# Written request
The data must be written out once more, precisely as given.
── Available data
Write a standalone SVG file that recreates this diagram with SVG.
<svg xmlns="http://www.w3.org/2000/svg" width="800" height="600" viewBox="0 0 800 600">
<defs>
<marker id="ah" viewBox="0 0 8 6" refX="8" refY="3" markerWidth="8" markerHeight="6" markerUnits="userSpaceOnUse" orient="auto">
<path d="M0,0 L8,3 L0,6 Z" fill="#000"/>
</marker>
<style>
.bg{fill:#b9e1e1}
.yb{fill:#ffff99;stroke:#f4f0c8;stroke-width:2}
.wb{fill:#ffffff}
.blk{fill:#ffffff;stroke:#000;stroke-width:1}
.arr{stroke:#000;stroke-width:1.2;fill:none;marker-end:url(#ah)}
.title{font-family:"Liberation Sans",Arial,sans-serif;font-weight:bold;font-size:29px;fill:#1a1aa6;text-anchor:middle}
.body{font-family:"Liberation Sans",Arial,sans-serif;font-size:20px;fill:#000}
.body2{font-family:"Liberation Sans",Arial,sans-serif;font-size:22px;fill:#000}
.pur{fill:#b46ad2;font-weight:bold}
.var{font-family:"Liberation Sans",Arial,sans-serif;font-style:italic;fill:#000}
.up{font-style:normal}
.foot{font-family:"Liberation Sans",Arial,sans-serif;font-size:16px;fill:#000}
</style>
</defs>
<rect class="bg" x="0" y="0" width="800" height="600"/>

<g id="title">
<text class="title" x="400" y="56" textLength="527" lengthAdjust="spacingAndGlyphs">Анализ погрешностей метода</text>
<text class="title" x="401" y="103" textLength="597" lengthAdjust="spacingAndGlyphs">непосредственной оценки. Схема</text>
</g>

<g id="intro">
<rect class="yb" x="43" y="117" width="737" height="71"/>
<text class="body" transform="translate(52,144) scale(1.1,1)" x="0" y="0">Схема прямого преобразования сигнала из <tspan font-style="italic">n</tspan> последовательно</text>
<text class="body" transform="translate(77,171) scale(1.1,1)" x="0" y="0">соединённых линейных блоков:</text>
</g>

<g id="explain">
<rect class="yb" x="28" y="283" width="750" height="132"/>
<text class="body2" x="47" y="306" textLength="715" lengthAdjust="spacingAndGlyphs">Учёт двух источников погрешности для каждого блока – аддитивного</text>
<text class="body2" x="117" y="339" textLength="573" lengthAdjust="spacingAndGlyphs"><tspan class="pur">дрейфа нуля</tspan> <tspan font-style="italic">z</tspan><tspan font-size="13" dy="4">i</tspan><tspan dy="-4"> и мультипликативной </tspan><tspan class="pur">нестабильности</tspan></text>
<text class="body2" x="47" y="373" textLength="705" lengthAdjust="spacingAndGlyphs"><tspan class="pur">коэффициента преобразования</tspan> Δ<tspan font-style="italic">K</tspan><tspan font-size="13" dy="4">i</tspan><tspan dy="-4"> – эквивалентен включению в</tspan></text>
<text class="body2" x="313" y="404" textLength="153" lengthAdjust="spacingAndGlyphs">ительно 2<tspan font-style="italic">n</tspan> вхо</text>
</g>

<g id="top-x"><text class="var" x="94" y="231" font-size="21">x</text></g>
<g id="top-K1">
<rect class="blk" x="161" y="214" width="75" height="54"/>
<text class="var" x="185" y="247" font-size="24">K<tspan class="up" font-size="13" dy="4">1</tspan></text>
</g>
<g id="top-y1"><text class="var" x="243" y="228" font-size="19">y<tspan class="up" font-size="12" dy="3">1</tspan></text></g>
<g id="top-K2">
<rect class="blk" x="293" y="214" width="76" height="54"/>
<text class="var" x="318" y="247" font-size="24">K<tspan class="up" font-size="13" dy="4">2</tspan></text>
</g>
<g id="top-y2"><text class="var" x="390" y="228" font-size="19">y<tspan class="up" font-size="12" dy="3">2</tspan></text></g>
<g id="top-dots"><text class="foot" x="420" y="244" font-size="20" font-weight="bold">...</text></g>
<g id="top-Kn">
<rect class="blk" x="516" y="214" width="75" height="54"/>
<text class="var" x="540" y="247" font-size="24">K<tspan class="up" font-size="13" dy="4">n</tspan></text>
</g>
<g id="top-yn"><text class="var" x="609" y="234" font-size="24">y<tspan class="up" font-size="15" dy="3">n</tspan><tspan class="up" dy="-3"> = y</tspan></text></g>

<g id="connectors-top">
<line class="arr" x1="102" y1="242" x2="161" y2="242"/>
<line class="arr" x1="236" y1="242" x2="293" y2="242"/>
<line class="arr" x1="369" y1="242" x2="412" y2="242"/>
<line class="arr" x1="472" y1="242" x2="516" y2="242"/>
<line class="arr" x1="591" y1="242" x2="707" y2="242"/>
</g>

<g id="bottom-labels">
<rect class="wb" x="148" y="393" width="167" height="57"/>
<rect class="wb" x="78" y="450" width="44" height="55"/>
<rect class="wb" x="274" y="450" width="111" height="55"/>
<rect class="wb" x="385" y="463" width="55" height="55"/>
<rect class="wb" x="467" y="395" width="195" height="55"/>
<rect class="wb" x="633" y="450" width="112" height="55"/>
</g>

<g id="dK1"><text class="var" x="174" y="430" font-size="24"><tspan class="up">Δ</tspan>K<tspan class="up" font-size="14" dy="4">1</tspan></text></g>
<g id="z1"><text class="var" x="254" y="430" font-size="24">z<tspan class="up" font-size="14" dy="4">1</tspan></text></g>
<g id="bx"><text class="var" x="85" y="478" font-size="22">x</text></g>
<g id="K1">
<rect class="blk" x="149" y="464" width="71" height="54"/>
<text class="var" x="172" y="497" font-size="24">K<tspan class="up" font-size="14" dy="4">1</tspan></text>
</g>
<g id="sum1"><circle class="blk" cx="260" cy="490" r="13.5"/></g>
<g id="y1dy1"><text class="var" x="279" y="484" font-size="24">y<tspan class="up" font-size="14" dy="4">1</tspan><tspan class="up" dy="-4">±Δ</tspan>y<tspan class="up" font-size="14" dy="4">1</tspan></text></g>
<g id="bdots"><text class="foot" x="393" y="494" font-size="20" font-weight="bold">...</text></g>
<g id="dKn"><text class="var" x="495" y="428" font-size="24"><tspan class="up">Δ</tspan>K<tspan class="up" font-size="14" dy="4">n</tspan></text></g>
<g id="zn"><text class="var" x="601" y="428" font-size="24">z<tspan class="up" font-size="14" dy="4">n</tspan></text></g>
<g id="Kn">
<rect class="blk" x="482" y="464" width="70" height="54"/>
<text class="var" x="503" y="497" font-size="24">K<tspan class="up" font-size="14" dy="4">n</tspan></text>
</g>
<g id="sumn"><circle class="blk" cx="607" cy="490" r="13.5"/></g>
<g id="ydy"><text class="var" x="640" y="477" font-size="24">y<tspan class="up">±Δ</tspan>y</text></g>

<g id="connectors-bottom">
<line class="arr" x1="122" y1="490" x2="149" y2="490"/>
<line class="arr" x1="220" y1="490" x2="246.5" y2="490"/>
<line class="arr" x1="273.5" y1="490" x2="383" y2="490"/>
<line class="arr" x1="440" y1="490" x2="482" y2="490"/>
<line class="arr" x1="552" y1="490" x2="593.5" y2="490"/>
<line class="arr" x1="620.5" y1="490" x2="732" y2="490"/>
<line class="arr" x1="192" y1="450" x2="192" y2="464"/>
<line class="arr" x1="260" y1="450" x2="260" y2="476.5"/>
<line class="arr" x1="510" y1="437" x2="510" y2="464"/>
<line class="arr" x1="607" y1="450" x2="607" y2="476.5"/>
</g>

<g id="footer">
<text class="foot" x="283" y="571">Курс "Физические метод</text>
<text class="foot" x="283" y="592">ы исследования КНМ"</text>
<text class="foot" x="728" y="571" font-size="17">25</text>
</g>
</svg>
────
# Full output
Write a standalone SVG file that recreates this diagram with SVG.
<svg xmlns="http://www.w3.org/2000/svg" width="800" height="600" viewBox="0 0 800 600">
<defs>
<marker id="ah" viewBox="0 0 8 6" refX="8" refY="3" markerWidth="8" markerHeight="6" markerUnits="userSpaceOnUse" orient="auto">
<path d="M0,0 L8,3 L0,6 Z" fill="#000"/>
</marker>
<style>
.bg{fill:#b9e1e1}
.yb{fill:#ffff99;stroke:#f4f0c8;stroke-width:2}
.wb{fill:#ffffff}
.blk{fill:#ffffff;stroke:#000;stroke-width:1}
.arr{stroke:#000;stroke-width:1.2;fill:none;marker-end:url(#ah)}
.title{font-family:"Liberation Sans",Arial,sans-serif;font-weight:bold;font-size:29px;fill:#1a1aa6;text-anchor:middle}
.body{font-family:"Liberation Sans",Arial,sans-serif;font-size:20px;fill:#000}
.body2{font-family:"Liberation Sans",Arial,sans-serif;font-size:22px;fill:#000}
.pur{fill:#b46ad2;font-weight:bold}
.var{font-family:"Liberation Sans",Arial,sans-serif;font-style:italic;fill:#000}
.up{font-style:normal}
.foot{font-family:"Liberation Sans",Arial,sans-serif;font-size:16px;fill:#000}
</style>
</defs>
<rect class="bg" x="0" y="0" width="800" height="600"/>

<g id="title">
<text class="title" x="400" y="56" textLength="527" lengthAdjust="spacingAndGlyphs">Анализ погрешностей метода</text>
<text class="title" x="401" y="103" textLength="597" lengthAdjust="spacingAndGlyphs">непосредственной оценки. Схема</text>
</g>

<g id="intro">
<rect class="yb" x="43" y="117" width="737" height="71"/>
<text class="body" transform="translate(52,144) scale(1.1,1)" x="0" y="0">Схема прямого преобразования сигнала из <tspan font-style="italic">n</tspan> последовательно</text>
<text class="body" transform="translate(77,171) scale(1.1,1)" x="0" y="0">соединённых линейных блоков:</text>
</g>

<g id="explain">
<rect class="yb" x="28" y="283" width="750" height="132"/>
<text class="body2" x="47" y="306" textLength="715" lengthAdjust="spacingAndGlyphs">Учёт двух источников погрешности для каждого блока – аддитивного</text>
<text class="body2" x="117" y="339" textLength="573" lengthAdjust="spacingAndGlyphs"><tspan class="pur">дрейфа нуля</tspan> <tspan font-style="italic">z</tspan><tspan font-size="13" dy="4">i</tspan><tspan dy="-4"> и мультипликативной </tspan><tspan class="pur">нестабильности</tspan></text>
<text class="body2" x="47" y="373" textLength="705" lengthAdjust="spacingAndGlyphs"><tspan class="pur">коэффициента преобразования</tspan> Δ<tspan font-style="italic">K</tspan><tspan font-size="13" dy="4">i</tspan><tspan dy="-4"> – эквивалентен включению в</tspan></text>
<text class="body2" x="313" y="404" textLength="153" lengthAdjust="spacingAndGlyphs">ительно 2<tspan font-style="italic">n</tspan> вхо</text>
</g>

<g id="top-x"><text class="var" x="94" y="231" font-size="21">x</text></g>
<g id="top-K1">
<rect class="blk" x="161" y="214" width="75" height="54"/>
<text class="var" x="185" y="247" font-size="24">K<tspan class="up" font-size="13" dy="4">1</tspan></text>
</g>
<g id="top-y1"><text class="var" x="243" y="228" font-size="19">y<tspan class="up" font-size="12" dy="3">1</tspan></text></g>
<g id="top-K2">
<rect class="blk" x="293" y="214" width="76" height="54"/>
<text class="var" x="318" y="247" font-size="24">K<tspan class="up" font-size="13" dy="4">2</tspan></text>
</g>
<g id="top-y2"><text class="var" x="390" y="228" font-size="19">y<tspan class="up" font-size="12" dy="3">2</tspan></text></g>
<g id="top-dots"><text class="foot" x="420" y="244" font-size="20" font-weight="bold">...</text></g>
<g id="top-Kn">
<rect class="blk" x="516" y="214" width="75" height="54"/>
<text class="var" x="540" y="247" font-size="24">K<tspan class="up" font-size="13" dy="4">n</tspan></text>
</g>
<g id="top-yn"><text class="var" x="609" y="234" font-size="24">y<tspan class="up" font-size="15" dy="3">n</tspan><tspan class="up" dy="-3"> = y</tspan></text></g>

<g id="connectors-top">
<line class="arr" x1="102" y1="242" x2="161" y2="242"/>
<line class="arr" x1="236" y1="242" x2="293" y2="242"/>
<line class="arr" x1="369" y1="242" x2="412" y2="242"/>
<line class="arr" x1="472" y1="242" x2="516" y2="242"/>
<line class="arr" x1="591" y1="242" x2="707" y2="242"/>
</g>

<g id="bottom-labels">
<rect class="wb" x="148" y="393" width="167" height="57"/>
<rect class="wb" x="78" y="450" width="44" height="55"/>
<rect class="wb" x="274" y="450" width="111" height="55"/>
<rect class="wb" x="385" y="463" width="55" height="55"/>
<rect class="wb" x="467" y="395" width="195" height="55"/>
<rect class="wb" x="633" y="450" width="112" height="55"/>
</g>

<g id="dK1"><text class="var" x="174" y="430" font-size="24"><tspan class="up">Δ</tspan>K<tspan class="up" font-size="14" dy="4">1</tspan></text></g>
<g id="z1"><text class="var" x="254" y="430" font-size="24">z<tspan class="up" font-size="14" dy="4">1</tspan></text></g>
<g id="bx"><text class="var" x="85" y="478" font-size="22">x</text></g>
<g id="K1">
<rect class="blk" x="149" y="464" width="71" height="54"/>
<text class="var" x="172" y="497" font-size="24">K<tspan class="up" font-size="14" dy="4">1</tspan></text>
</g>
<g id="sum1"><circle class="blk" cx="260" cy="490" r="13.5"/></g>
<g id="y1dy1"><text class="var" x="279" y="484" font-size="24">y<tspan class="up" font-size="14" dy="4">1</tspan><tspan class="up" dy="-4">±Δ</tspan>y<tspan class="up" font-size="14" dy="4">1</tspan></text></g>
<g id="bdots"><text class="foot" x="393" y="494" font-size="20" font-weight="bold">...</text></g>
<g id="dKn"><text class="var" x="495" y="428" font-size="24"><tspan class="up">Δ</tspan>K<tspan class="up" font-size="14" dy="4">n</tspan></text></g>
<g id="zn"><text class="var" x="601" y="428" font-size="24">z<tspan class="up" font-size="14" dy="4">n</tspan></text></g>
<g id="Kn">
<rect class="blk" x="482" y="464" width="70" height="54"/>
<text class="var" x="503" y="497" font-size="24">K<tspan class="up" font-size="14" dy="4">n</tspan></text>
</g>
<g id="sumn"><circle class="blk" cx="607" cy="490" r="13.5"/></g>
<g id="ydy"><text class="var" x="640" y="477" font-size="24">y<tspan class="up">±Δ</tspan>y</text></g>

<g id="connectors-bottom">
<line class="arr" x1="122" y1="490" x2="149" y2="490"/>
<line class="arr" x1="220" y1="490" x2="246.5" y2="490"/>
<line class="arr" x1="273.5" y1="490" x2="383" y2="490"/>
<line class="arr" x1="440" y1="490" x2="482" y2="490"/>
<line class="arr" x1="552" y1="490" x2="593.5" y2="490"/>
<line class="arr" x1="620.5" y1="490" x2="732" y2="490"/>
<line class="arr" x1="192" y1="450" x2="192" y2="464"/>
<line class="arr" x1="260" y1="450" x2="260" y2="476.5"/>
<line class="arr" x1="510" y1="437" x2="510" y2="464"/>
<line class="arr" x1="607" y1="450" x2="607" y2="476.5"/>
</g>

<g id="footer">
<text class="foot" x="283" y="571">Курс "Физические метод</text>
<text class="foot" x="283" y="592">ы исследования КНМ"</text>
<text class="foot" x="728" y="571" font-size="17">25</text>
</g>
</svg>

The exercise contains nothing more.